Günlük aktiviteleri ayakları ile yapıyor
Vietnam’ın kuzeyindeki fakir bir köyün küçük bir evinde yaşayan bu genç kızın adı Nguyet. O, savaş sonrası etkilerini yaşayan birçok insandan sadece biri. Kolları olmadan doğmuş. Bu sebeple günlük aktivitelerini hep ayakları ile yapmaya alışmış. Hayali ise köyde kendine ait bağımsız, huzurlu bir hayat sürdürebileceği küçük bir evinin olması.
Nguyet ailesi ile birlikte başkent Ha Noi’nin Vinh Phuc ilinde yaşıyor. Ev işleri yapıyor, aynı zamanda ailesine yardımcı olabilmek adına yeğenlerine bakıyor. Boş zamanlarında ise kitap okuyarak ve internete girerek bilgi dağarcığını geliştiriyor.
Bu güne kadar bu yazıya benzer yüzlerce örnek yazılmış, okunmuş hatta yorumlanmıştır. Aylan ve Sena bebek, hikâyesini okuduğunuz Nguyet adlı genç kız, dünyanın dört bir yanında savaş yüzünden yarım kalan daha nice hayatlar… Masum insanlar, çarkın dönmesi ve bazı insanların ceplerinin dolması için her gün katlediliyorlar.
Doğayı yok ediyor ve durmadan tüketiyoruz
İnsanların ise fark edemedikleri tek şey sistemsel oyunlara sürekli kurban gitmeleri. Bilinçli toplum olmamamız için sürekli uyuşturuluyor, gözlerimize at gözlüğü takılıyor ve cahilliğe sürükleniyoruz. Hiç düşünmeden bizlere dayatılan fikirlerin peşinde sürükleniyoruz. Bu fikirler için insan öldürüyor, doğayı yok ediyor ve durmadan tüketiyoruz. Ne için? Hiç bu soruyu kendinize sordunuz mu? İnsanlar ne için vatanım dediği toprağı, sevdiklerini, hayatlarını bir bota binerek, denizler aşarak, çocuklarının ölümünü izleyerek terk etmek zorunda? Ne için ölüyor bu insanlar?
Nguyet’in isteği ne kadar saf ve masum; küçük köyünde huzurlu bir yaşam. O, bu yaşamı hak etmedi de bizler mi hak ediyoruz? İçinizdeki bencillikten kurtulmak için kendinize bu basit soruyu sormanız yeterli olacaktır. Bu düşünceleri ütopik olarak gören insanlar da mutlaka olacaktır.

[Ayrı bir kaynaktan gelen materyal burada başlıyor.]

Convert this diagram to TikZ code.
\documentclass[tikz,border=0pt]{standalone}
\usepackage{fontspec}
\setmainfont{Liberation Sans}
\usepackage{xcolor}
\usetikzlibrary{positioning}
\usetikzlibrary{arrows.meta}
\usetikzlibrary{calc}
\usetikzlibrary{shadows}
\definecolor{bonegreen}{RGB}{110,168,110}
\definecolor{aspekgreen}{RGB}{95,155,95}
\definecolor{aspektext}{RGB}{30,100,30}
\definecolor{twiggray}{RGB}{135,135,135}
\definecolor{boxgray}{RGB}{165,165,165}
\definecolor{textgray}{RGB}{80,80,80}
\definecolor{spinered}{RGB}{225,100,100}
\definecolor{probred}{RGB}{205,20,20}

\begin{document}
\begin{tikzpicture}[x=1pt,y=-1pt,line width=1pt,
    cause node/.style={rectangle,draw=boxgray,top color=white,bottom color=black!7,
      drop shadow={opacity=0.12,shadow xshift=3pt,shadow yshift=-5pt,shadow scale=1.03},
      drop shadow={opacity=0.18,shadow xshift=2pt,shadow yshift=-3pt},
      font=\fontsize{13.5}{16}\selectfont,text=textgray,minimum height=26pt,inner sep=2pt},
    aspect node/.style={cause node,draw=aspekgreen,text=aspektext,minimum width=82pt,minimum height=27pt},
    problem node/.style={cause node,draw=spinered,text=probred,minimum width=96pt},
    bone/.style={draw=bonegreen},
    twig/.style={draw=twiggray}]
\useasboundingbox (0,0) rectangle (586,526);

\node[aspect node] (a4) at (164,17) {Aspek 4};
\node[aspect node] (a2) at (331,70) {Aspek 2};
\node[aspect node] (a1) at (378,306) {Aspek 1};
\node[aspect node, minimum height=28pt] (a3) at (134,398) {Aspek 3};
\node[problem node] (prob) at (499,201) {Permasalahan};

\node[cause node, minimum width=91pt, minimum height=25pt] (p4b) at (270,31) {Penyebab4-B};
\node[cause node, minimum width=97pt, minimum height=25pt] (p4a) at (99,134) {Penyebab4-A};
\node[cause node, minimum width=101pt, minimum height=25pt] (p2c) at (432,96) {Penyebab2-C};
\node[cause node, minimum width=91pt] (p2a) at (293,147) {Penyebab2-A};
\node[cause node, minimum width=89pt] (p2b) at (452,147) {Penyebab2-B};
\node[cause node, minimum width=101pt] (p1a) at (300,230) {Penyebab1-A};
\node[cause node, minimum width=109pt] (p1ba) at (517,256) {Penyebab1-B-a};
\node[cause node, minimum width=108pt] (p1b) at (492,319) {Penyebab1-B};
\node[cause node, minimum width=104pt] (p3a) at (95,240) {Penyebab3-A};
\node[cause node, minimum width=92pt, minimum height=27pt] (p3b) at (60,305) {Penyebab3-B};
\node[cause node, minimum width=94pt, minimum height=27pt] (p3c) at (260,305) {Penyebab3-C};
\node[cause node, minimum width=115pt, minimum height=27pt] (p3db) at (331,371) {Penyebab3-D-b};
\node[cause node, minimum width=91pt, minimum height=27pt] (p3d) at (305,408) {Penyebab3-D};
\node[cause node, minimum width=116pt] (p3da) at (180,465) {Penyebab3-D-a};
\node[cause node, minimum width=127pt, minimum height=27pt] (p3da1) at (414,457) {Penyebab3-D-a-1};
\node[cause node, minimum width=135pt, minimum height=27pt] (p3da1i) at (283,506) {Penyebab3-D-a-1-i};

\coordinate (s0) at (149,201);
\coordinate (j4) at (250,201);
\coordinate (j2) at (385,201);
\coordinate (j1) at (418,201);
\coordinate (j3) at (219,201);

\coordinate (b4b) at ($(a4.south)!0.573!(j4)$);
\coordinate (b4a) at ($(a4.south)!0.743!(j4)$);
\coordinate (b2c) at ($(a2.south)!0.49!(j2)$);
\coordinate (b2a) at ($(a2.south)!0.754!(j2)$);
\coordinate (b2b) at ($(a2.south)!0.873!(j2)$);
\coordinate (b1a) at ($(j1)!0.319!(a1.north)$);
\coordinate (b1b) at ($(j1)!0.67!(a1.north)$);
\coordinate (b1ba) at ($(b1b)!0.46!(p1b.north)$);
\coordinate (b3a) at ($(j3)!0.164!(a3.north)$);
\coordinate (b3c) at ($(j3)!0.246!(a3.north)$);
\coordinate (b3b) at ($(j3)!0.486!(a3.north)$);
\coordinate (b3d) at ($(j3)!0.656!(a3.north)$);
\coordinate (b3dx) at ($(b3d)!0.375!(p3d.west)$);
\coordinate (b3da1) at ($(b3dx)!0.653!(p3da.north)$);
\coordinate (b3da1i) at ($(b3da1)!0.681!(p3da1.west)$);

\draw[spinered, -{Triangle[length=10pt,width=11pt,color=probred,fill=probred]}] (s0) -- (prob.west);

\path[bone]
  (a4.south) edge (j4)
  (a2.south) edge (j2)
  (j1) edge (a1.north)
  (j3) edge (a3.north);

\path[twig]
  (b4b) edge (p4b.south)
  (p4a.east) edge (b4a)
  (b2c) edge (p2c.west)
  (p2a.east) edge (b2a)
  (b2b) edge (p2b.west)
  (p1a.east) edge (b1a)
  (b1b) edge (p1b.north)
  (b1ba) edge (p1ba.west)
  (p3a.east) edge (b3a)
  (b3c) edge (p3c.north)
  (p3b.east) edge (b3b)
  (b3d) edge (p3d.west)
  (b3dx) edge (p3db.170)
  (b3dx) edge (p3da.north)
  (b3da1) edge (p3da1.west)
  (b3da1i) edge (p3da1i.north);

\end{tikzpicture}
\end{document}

Hayalperestlikle suçlayanlar da… Bu dünyanın doğal yasalarına karşı gelenler koca bir okyanus içinde bir damla olarak kalacak diyenler de. Ama hiç farkında olmadıkları şey okyanus dediğimiz şey zaten bir çok damlanın bir araya gelmesinden ibaret değil midir?
*Agent Orange, ABD ordusu tarafından özellikle Vietnam Savaşı’nda kullanılmış bir herbisit ve yaprak dökücüdür. Kimyasal adı 2,4,5-trikloro fenoksi asetik asittir. Amerikan Ordusu tarafından Vietnam Savaşı’nda ilk 7 Şubat 1967 gününde kullanıldı ve savaş dönemi boyunca 20 milyon galona yakın sprey edilmiştir. Madde ardında dioxin maddesini bırakmaktadır. Vietnam’da hâlâ insanlar üzerindeki kas ve kemik bozuklukları, doğumsal anomaliler gibi etkilerini göstermektedir. Bu gazın rengi sarı ya da turuncu değildir, Vietnam Savaşı sırasında gazların saklandıkları tankların üzeri turuncu çizgiyle işaretlendiği için agent orange ismini almıştır.